| WHAT YOU WILL DO |
Take every line from the first down to the line with "const fmt = v" and set it down exactly, without the pictures.
# START OF GIVEN INFORMATION
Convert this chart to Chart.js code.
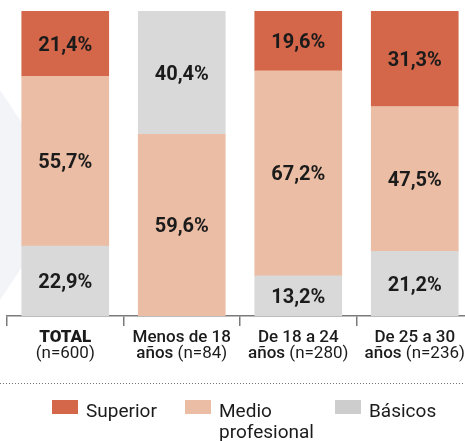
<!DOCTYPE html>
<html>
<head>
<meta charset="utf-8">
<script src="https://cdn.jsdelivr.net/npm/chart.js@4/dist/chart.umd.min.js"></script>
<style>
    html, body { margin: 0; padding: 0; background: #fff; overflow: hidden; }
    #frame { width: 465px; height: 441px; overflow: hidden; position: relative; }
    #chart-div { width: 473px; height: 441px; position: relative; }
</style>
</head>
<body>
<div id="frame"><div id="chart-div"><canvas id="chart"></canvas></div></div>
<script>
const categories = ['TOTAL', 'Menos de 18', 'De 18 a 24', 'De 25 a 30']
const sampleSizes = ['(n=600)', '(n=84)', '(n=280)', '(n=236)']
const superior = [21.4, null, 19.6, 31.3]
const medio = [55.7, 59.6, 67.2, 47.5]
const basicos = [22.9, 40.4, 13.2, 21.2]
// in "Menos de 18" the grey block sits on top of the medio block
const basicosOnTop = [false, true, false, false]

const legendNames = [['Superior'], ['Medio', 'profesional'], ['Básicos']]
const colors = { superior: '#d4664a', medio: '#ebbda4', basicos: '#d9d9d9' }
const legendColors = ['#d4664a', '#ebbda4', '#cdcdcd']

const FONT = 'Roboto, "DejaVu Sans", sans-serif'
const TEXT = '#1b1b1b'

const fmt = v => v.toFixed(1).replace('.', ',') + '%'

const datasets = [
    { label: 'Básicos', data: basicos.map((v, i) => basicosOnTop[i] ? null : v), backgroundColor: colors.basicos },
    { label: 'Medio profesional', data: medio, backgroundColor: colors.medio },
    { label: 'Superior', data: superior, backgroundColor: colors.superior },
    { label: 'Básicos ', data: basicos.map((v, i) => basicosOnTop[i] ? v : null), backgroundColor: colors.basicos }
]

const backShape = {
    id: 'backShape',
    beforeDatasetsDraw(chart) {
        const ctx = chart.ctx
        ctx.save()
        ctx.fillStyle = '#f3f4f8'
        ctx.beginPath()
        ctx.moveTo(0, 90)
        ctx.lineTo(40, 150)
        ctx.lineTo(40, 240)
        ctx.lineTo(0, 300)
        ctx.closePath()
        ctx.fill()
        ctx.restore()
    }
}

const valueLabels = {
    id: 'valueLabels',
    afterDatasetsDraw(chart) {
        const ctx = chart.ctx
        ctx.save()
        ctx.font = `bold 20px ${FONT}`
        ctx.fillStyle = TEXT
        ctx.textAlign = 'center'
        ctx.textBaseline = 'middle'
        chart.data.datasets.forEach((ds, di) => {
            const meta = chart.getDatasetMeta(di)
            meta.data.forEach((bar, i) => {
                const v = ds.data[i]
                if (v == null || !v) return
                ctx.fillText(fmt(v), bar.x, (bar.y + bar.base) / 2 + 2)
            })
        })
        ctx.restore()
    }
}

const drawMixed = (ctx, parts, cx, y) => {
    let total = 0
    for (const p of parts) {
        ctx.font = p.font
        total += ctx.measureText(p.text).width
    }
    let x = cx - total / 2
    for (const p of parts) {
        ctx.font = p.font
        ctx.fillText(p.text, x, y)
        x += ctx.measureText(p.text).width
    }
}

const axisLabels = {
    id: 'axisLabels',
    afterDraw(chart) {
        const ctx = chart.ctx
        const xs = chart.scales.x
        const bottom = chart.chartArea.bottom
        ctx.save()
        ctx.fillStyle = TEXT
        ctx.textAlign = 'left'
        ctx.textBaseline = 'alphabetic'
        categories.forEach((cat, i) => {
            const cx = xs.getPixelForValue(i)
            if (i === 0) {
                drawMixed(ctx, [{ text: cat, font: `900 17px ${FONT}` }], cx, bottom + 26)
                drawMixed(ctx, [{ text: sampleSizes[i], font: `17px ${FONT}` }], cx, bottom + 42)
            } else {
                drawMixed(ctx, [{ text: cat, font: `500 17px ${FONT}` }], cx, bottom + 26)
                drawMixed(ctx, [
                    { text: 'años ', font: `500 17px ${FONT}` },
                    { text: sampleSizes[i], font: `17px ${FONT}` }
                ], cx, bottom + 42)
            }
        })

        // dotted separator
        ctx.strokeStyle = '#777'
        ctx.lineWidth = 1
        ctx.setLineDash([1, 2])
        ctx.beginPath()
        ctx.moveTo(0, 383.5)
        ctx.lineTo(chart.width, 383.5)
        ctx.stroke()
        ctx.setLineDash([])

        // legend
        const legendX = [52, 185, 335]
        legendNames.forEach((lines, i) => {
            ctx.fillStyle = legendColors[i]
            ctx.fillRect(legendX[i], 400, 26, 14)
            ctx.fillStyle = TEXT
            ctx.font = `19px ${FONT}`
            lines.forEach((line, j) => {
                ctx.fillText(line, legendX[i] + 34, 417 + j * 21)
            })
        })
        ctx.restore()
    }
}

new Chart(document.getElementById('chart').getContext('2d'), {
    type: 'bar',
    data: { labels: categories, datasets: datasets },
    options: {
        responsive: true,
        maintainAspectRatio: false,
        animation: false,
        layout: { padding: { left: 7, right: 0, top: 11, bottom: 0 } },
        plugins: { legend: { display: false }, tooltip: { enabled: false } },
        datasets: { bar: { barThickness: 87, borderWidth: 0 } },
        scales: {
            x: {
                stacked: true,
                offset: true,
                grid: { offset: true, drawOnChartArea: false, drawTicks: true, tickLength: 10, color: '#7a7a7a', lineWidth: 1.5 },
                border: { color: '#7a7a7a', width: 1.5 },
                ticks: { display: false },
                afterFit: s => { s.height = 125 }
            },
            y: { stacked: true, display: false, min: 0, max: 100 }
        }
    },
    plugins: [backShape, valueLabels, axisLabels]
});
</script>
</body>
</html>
# END OF GIVEN INFORMATION
| COMPLETED EXERCISE |
Convert this chart to Chart.js code.
<!DOCTYPE html>
<html>
<head>
<meta charset="utf-8">
<script src="https://cdn.jsdelivr.net/npm/chart.js@4/dist/chart.umd.min.js"></script>
<style>
    html, body { margin: 0; padding: 0; background: #fff; overflow: hidden; }
    #frame { width: 465px; height: 441px; overflow: hidden; position: relative; }
    #chart-div { width: 473px; height: 441px; position: relative; }
</style>
</head>
<body>
<div id="frame"><div id="chart-div"><canvas id="chart"></canvas></div></div>
<script>
const categories = ['TOTAL', 'Menos de 18', 'De 18 a 24', 'De 25 a 30']
const sampleSizes = ['(n=600)', '(n=84)', '(n=280)', '(n=236)']
const superior = [21.4, null, 19.6, 31.3]
const medio = [55.7, 59.6, 67.2, 47.5]
const basicos = [22.9, 40.4, 13.2, 21.2]
// in "Menos de 18" the grey block sits on top of the medio block
const basicosOnTop = [false, true, false, false]

const legendNames = [['Superior'], ['Medio', 'profesional'], ['Básicos']]
const colors = { superior: '#d4664a', medio: '#ebbda4', basicos: '#d9d9d9' }
const legendColors = ['#d4664a', '#ebbda4', '#cdcdcd']

const FONT = 'Roboto, "DejaVu Sans", sans-serif'
const TEXT = '#1b1b1b'

const fmt = v => v.toFixed(1).replace('.', ',') + '%'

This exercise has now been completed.